Autocomplacencia y vasos comunicantes
El ciudadano anónimo que no forma parte de la cultura merece algo más que ser un merodeador
Lo primero que hubo que celebrar ayer con motivo del evento cultural del Teatro Romano es que por fin la autoridad competente se decidió a arreglar el cristal de la pirámide de la calle Alcazabilla que llevaba hecho añicos desde los estragos de la última Feria. Después, ya en materia, con Remedios Cervantes como maestra de ceremonias, se dio en el yacimiento una deliciosa paradoja lorquiana: el aforo presentaba un gran número de localidades sin ocupar (correspondientes a los asientos no rehabilitados, que según la norma vigente no pueden emplearse como butacas; en su lugar, unas sillas dignas de boda y cotillón ocuparon parte del escenario) mientras en la barrera de la calle Alcazabilla se agolpaban los curiosos que no podían entrar, y que debían contentarse con ver al personal de espaldas o con recurrir a la enorme pantalla dispuesta a tal efecto. Jóvenes criticones, jubilados de oficio, familias que echaban la tarde sin nada mejor que hacer y niños que aplaudían los acoples del equipo de sonido como si de fuegos artificiales se tratasen se preguntaban, de hecho, por qué no podían pasar si quedaban asientos libres.
De manera que, en la cuestión de la recuperación escénica del Teatro Romano, una cuenta decididamente pendiente sigue siendo la información: queda aún explicar con más ahínco qué es este yacimiento, en qué consiste, por qué es otra cosa y no otra cosa (entre los olisqueadores de Alcazabilla cundían comentarios sobre los leones del circo o el posible uso del recinto como plaza de toros, reforzada esta última tesis gracias a los cojines rectangulares con los que eran obsequiados los afortunados cuyos nombres sí figuraban en la lista de la entrada), por qué se accede por donde se accede y por qué se pueden ocupar algunos asientos y otros no.
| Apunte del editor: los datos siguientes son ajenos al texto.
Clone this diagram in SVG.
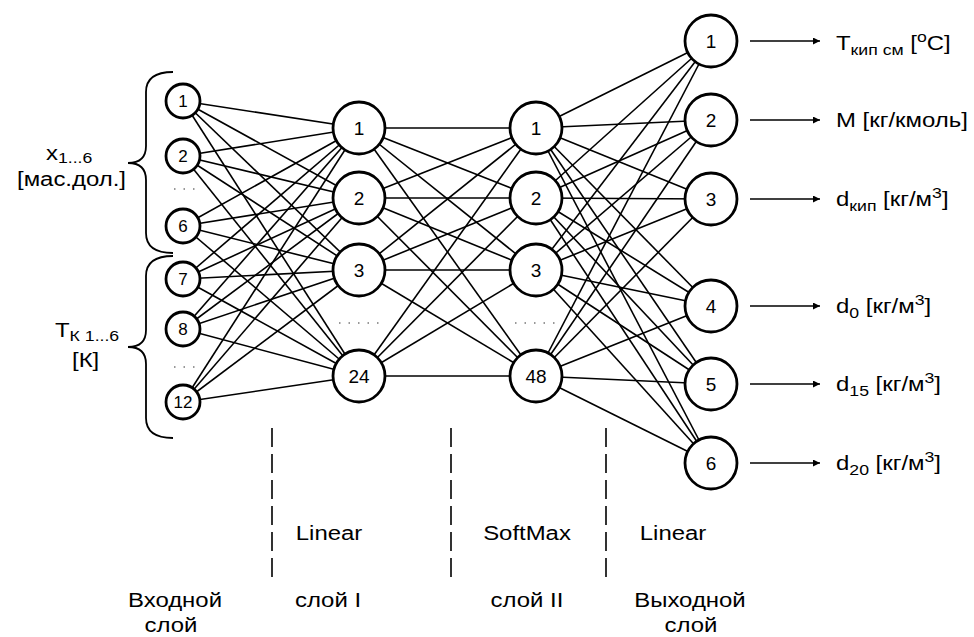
<svg xmlns="http://www.w3.org/2000/svg" width="974" height="637" viewBox="0 0 974 637">
<defs>
<marker id="arr" viewBox="0 0 10 10" refX="10" refY="5" markerWidth="9" markerHeight="7" markerUnits="userSpaceOnUse" orient="auto"><path d="M0,0 L10,5 L0,10 Z" fill="#000"/></marker>
</defs>
<style>
text{font-family:"Liberation Sans",Arial,sans-serif;fill:#000}
.c line{stroke:#000;stroke-width:1.6}
.n circle{fill:#fff;stroke:#000;stroke-width:2.8}
.n text{font-size:19px;text-anchor:middle}
.in text{font-size:17px}
.lbl{font-size:21px}
.sub{font-size:15.5px}
.mid{text-anchor:middle}
.dash{stroke:#000;stroke-width:1.6;stroke-dasharray:19 7;fill:none}
.dots{stroke:#777;stroke-width:1.5;stroke-dasharray:1.5 8;fill:none}
.brace{stroke:#000;stroke-width:1.8;fill:none}
.arrow{stroke:#000;stroke-width:1.8;marker-end:url(#arr)}
</style>
<rect width="974" height="637" fill="#fff"/>
<g id="connectors" class="c">
<line x1="183" y1="101" x2="359" y2="128"/><line x1="183" y1="101" x2="359" y2="198"/><line x1="183" y1="101" x2="359" y2="270"/><line x1="183" y1="101" x2="359" y2="376"/>
<line x1="183" y1="156" x2="359" y2="128"/><line x1="183" y1="156" x2="359" y2="198"/><line x1="183" y1="156" x2="359" y2="270"/><line x1="183" y1="156" x2="359" y2="376"/>
<line x1="183" y1="226" x2="359" y2="128"/><line x1="183" y1="226" x2="359" y2="198"/><line x1="183" y1="226" x2="359" y2="270"/><line x1="183" y1="226" x2="359" y2="376"/>
<line x1="183" y1="279" x2="359" y2="128"/><line x1="183" y1="279" x2="359" y2="198"/><line x1="183" y1="279" x2="359" y2="270"/><line x1="183" y1="279" x2="359" y2="376"/>
<line x1="183" y1="329" x2="359" y2="128"/><line x1="183" y1="329" x2="359" y2="198"/><line x1="183" y1="329" x2="359" y2="270"/><line x1="183" y1="329" x2="359" y2="376"/>
<line x1="183" y1="402" x2="359" y2="128"/><line x1="183" y1="402" x2="359" y2="198"/><line x1="183" y1="402" x2="359" y2="270"/><line x1="183" y1="402" x2="359" y2="376"/>
<line x1="359" y1="128" x2="536" y2="128"/><line x1="359" y1="128" x2="536" y2="198"/><line x1="359" y1="128" x2="536" y2="270"/><line x1="359" y1="128" x2="536" y2="376"/>
<line x1="359" y1="198" x2="536" y2="128"/><line x1="359" y1="198" x2="536" y2="198"/><line x1="359" y1="198" x2="536" y2="270"/><line x1="359" y1="198" x2="536" y2="376"/>
<line x1="359" y1="270" x2="536" y2="128"/><line x1="359" y1="270" x2="536" y2="198"/><line x1="359" y1="270" x2="536" y2="270"/><line x1="359" y1="270" x2="536" y2="376"/>
<line x1="359" y1="376" x2="536" y2="128"/><line x1="359" y1="376" x2="536" y2="198"/><line x1="359" y1="376" x2="536" y2="270"/><line x1="359" y1="376" x2="536" y2="376"/>
<line x1="536" y1="128" x2="711" y2="41"/><line x1="536" y1="128" x2="711" y2="120"/><line x1="536" y1="128" x2="711" y2="199"/><line x1="536" y1="128" x2="711" y2="306"/><line x1="536" y1="128" x2="711" y2="384"/><line x1="536" y1="128" x2="711" y2="463"/>
<line x1="536" y1="198" x2="711" y2="41"/><line x1="536" y1="198" x2="711" y2="120"/><line x1="536" y1="198" x2="711" y2="199"/><line x1="536" y1="198" x2="711" y2="306"/><line x1="536" y1="198" x2="711" y2="384"/><line x1="536" y1="198" x2="711" y2="463"/>
<line x1="536" y1="270" x2="711" y2="41"/><line x1="536" y1="270" x2="711" y2="120"/><line x1="536" y1="270" x2="711" y2="199"/><line x1="536" y1="270" x2="711" y2="306"/><line x1="536" y1="270" x2="711" y2="384"/><line x1="536" y1="270" x2="711" y2="463"/>
<line x1="536" y1="376" x2="711" y2="41"/><line x1="536" y1="376" x2="711" y2="120"/><line x1="536" y1="376" x2="711" y2="199"/><line x1="536" y1="376" x2="711" y2="306"/><line x1="536" y1="376" x2="711" y2="384"/><line x1="536" y1="376" x2="711" y2="463"/>
<line class="arrow" x1="750" y1="41" x2="820" y2="41"/>
<line class="arrow" x1="750" y1="120" x2="820" y2="120"/>
<line class="arrow" x1="750" y1="199" x2="820" y2="199"/>
<line class="arrow" x1="750" y1="306" x2="820" y2="306"/>
<line class="arrow" x1="750" y1="384" x2="820" y2="384"/>
<line class="arrow" x1="750" y1="463" x2="820" y2="463"/>
</g>
<g id="input-layer" class="n in">
<g id="in1"><circle cx="183" cy="101" r="17"/><text x="183" y="107">1</text></g>
<g id="in2"><circle cx="183" cy="156" r="17"/><text x="183" y="162">2</text></g>
<g id="in6"><circle cx="183" cy="226" r="17"/><text x="183" y="232">6</text></g>
<g id="in7"><circle cx="183" cy="279" r="17"/><text x="183" y="285">7</text></g>
<g id="in8"><circle cx="183" cy="329" r="17"/><text x="183" y="335">8</text></g>
<g id="in12"><circle cx="183" cy="402" r="17"/><text x="183" y="408">12</text></g>
</g>
<g id="layer1" class="n">
<g id="h1-1"><circle cx="359" cy="128" r="26"/><text x="359" y="135">1</text></g>
<g id="h1-2"><circle cx="359" cy="198" r="26"/><text x="359" y="205">2</text></g>
<g id="h1-3"><circle cx="359" cy="270" r="26"/><text x="359" y="277">3</text></g>
<g id="h1-24"><circle cx="359" cy="376" r="26"/><text x="359" y="383">24</text></g>
</g>
<g id="layer2" class="n">
<g id="h2-1"><circle cx="536" cy="128" r="26"/><text x="536" y="135">1</text></g>
<g id="h2-2"><circle cx="536" cy="198" r="26"/><text x="536" y="205">2</text></g>
<g id="h2-3"><circle cx="536" cy="270" r="26"/><text x="536" y="277">3</text></g>
<g id="h2-48"><circle cx="536" cy="376" r="26"/><text x="536" y="383">48</text></g>
</g>
<g id="output-layer" class="n">
<g id="out1"><circle cx="711" cy="41" r="26"/><text x="711" y="48">1</text></g>
<g id="out2"><circle cx="711" cy="120" r="26"/><text x="711" y="127">2</text></g>
<g id="out3"><circle cx="711" cy="199" r="26"/><text x="711" y="206">3</text></g>
<g id="out4"><circle cx="711" cy="306" r="26"/><text x="711" y="313">4</text></g>
<g id="out5"><circle cx="711" cy="384" r="26"/><text x="711" y="391">5</text></g>
<g id="out6"><circle cx="711" cy="463" r="26"/><text x="711" y="470">6</text></g>
</g>
<g id="ellipsis">
<line class="dots" x1="174" y1="189" x2="196" y2="189"/>
<line class="dots" x1="174" y1="367" x2="196" y2="367"/>
<line class="dots" x1="339" y1="323" x2="382" y2="323"/>
<line class="dots" x1="515" y1="323" x2="558" y2="323"/>
</g>
<g id="braces">
<path class="brace" d="M173,72 Q146,72 146,92 L146,146 Q146,163 128,163 Q146,163 146,180 L146,233 Q146,253 173,253"/>
<path class="brace" d="M173,256 Q146,256 146,276 L146,330 Q146,347 128,347 Q146,347 146,364 L146,418 Q146,438 173,438"/>
</g>
<g id="input-labels">
<text class="lbl" transform="translate(46,160) scale(1.14,1)">x<tspan class="sub" dy="3">1...6</tspan></text>
<text class="lbl" transform="translate(17,186) scale(1.14,1)">[мас.дол.]</text>
<text class="lbl" transform="translate(55,337) scale(1.14,1)">T<tspan class="sub" dy="4">К 1...6</tspan></text>
<text class="lbl" transform="translate(72,367) scale(1.14,1)">[К]</text>
</g>
<g id="output-labels">
<text class="lbl" transform="translate(836,50) scale(1.14,1)">T<tspan class="sub" dy="5">кип см</tspan><tspan dy="-5"> [</tspan><tspan class="sub" dy="-8">o</tspan><tspan dy="8">C]</tspan></text>
<text class="lbl" transform="translate(836,127) scale(1.14,1)">M [кг/кмоль]</text>
<text class="lbl" transform="translate(836,206) scale(1.14,1)">d<tspan class="sub" dy="5">кип</tspan><tspan dy="-5"> [кг/м</tspan><tspan class="sub" dy="-8">3</tspan><tspan dy="8">]</tspan></text>
<text class="lbl" transform="translate(836,313) scale(1.14,1)">d<tspan class="sub" dy="5">0</tspan><tspan dy="-5"> [кг/м</tspan><tspan class="sub" dy="-8">3</tspan><tspan dy="8">]</tspan></text>
<text class="lbl" transform="translate(836,391) scale(1.14,1)">d<tspan class="sub" dy="5">15</tspan><tspan dy="-5"> [кг/м</tspan><tspan class="sub" dy="-8">3</tspan><tspan dy="8">]</tspan></text>
<text class="lbl" transform="translate(836,470) scale(1.14,1)">d<tspan class="sub" dy="5">20</tspan><tspan dy="-5"> [кг/м</tspan><tspan class="sub" dy="-8">3</tspan><tspan dy="8">]</tspan></text>
</g>
<g id="separators">
<line class="dash" x1="272" y1="428" x2="272" y2="580"/>
<line class="dash" x1="451" y1="428" x2="451" y2="580"/>
<line class="dash" x1="606" y1="428" x2="606" y2="580"/>
</g>
<g id="layer-labels">
<text class="lbl mid" transform="translate(329,540) scale(1.14,1)">Linear</text>
<text class="lbl mid" transform="translate(527,540) scale(1.14,1)">SoftMax</text>
<text class="lbl mid" transform="translate(673,540) scale(1.14,1)">Linear</text>
<text class="lbl mid" transform="translate(175,607) scale(1.14,1)">Входной</text>
<text class="lbl mid" transform="translate(171,632) scale(1.14,1)">слой</text>
<text class="lbl mid" transform="translate(328,607) scale(1.14,1)">слой I</text>
<text class="lbl mid" transform="translate(527,607) scale(1.14,1)">слой II</text>
<text class="lbl mid" transform="translate(690,607) scale(1.14,1)">Выходной</text>
<text class="lbl mid" transform="translate(691,632) scale(1.14,1)">слой</text>
</g>
</svg>
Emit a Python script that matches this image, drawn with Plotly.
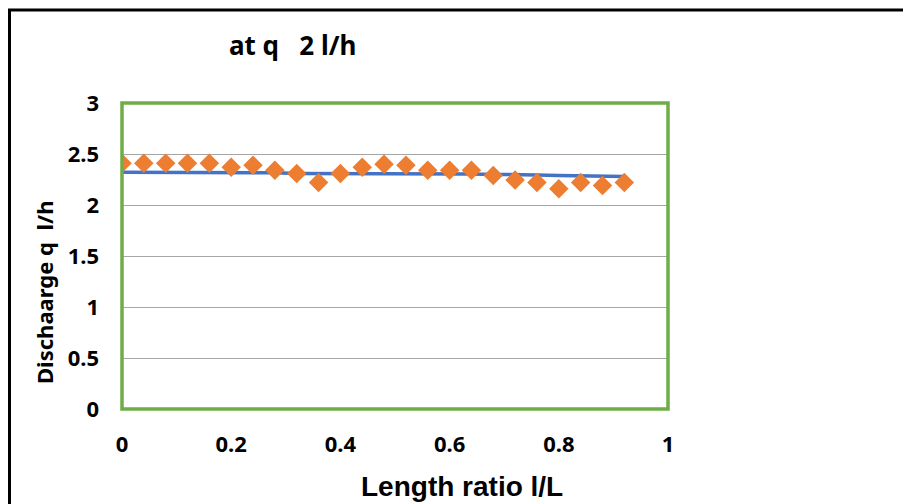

Hay que reconocer a Remedios Cervantes el gesto de dirigirse a los hooligans que vislumbraban el sarao desde fuera con un saludo distinguido. Se trató, quizá, del único vaso comunicante entre ambos hemisferios, cuando lo deseable, sobre todo en un acontecimiento cultural, habría sido que éstos no hubiesen quedados tan aislados. El ciudadano anónimo que no necesariamente forma parte del mundo de la cultura merece algo más que el papel de merodeador.
Pero antes hubo muchísimos abrazos y espaldas palmeadas en los aledaños a cargo de los protagonistas, los que sí forman parte del mundo de la cultura. Se respiraba una autocomplacencia digna de lobby exclusivo cuando, lamentablemente, ni son todos los que estaban ni estaban todos los que son. La idea de dar visibilidad a la cultura malagueña, especialmente la cultura escénica, resulta loable por parte del Ayuntamiento, pero lo que la cultura escénica malagueña necesita para hacerse ver es una industria que garantice a los profesionales del sector la representación de sus trabajos. En los últimos años se han dado pasos importantes en este sentido, pero una cosa es llamar a las puertas de los teatros a ver qué pasa y otra la existencia de una industria que garantice a los artistas que lo que hacen tiene sentido. Ésta, claro, debería darse de abajo a arriba, pero sólo su existencia, con una Escuela de Arte Dramático, varios grupos aficionados (especialmente en el ámbito del teatro clásico) y mucha gente dispuesta a mojarse, favorecería una proyección cultural. Los abrazos están bien, pero las decisiones suelen dar mejores resultados.